Ray API limit configuration from `nemo_curator/__init__.py:34-38`:
from cosmos_xenna.ray_utils.cluster import API_LIMIT
os.environ["RAY_MAX_LIMIT_FROM_API_SERVER"] = str(API_LIMIT)
os.environ["RAY_MAX_LIMIT_FROM_DATA_SOURCE"] = str(API_LIMIT)
Common Errors
| Error Message | Cause | Solution |
|---|---|---|
| `ValueError: NeMo-Curator currently only supports Linux systems` | Running on macOS or Windows | Use Linux or WSL2 on Windows |
| `ModuleNotFoundError: No module named 'cosmos_xenna'` | Missing cosmos-xenna dependency | `pip install cosmos-xenna==0.1.2` |
| `ImportError: ray` | Ray not installed | `pip install ray[default,data]>=2.50` |
Compatibility Notes
- macOS: Not supported.

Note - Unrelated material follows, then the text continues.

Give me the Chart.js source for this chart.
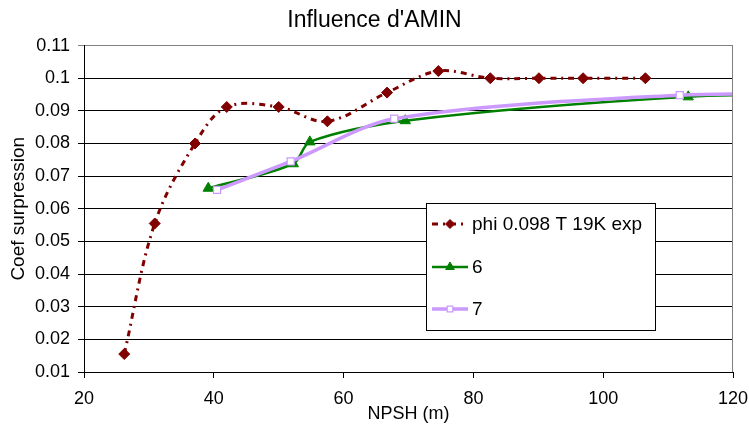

NeMo Curator raises `ValueError` at import time on non-Linux platforms.
- Windows: Not supported directly. Use WSL2 with a Linux distribution.
- Python 3.13+: Not supported. Upper bound is Python 3.12.
- ARM (aarch64): Core package works, but some optional dependencies (vLLM, flash-attn, PyNvVideoCodec) are x86_64-only.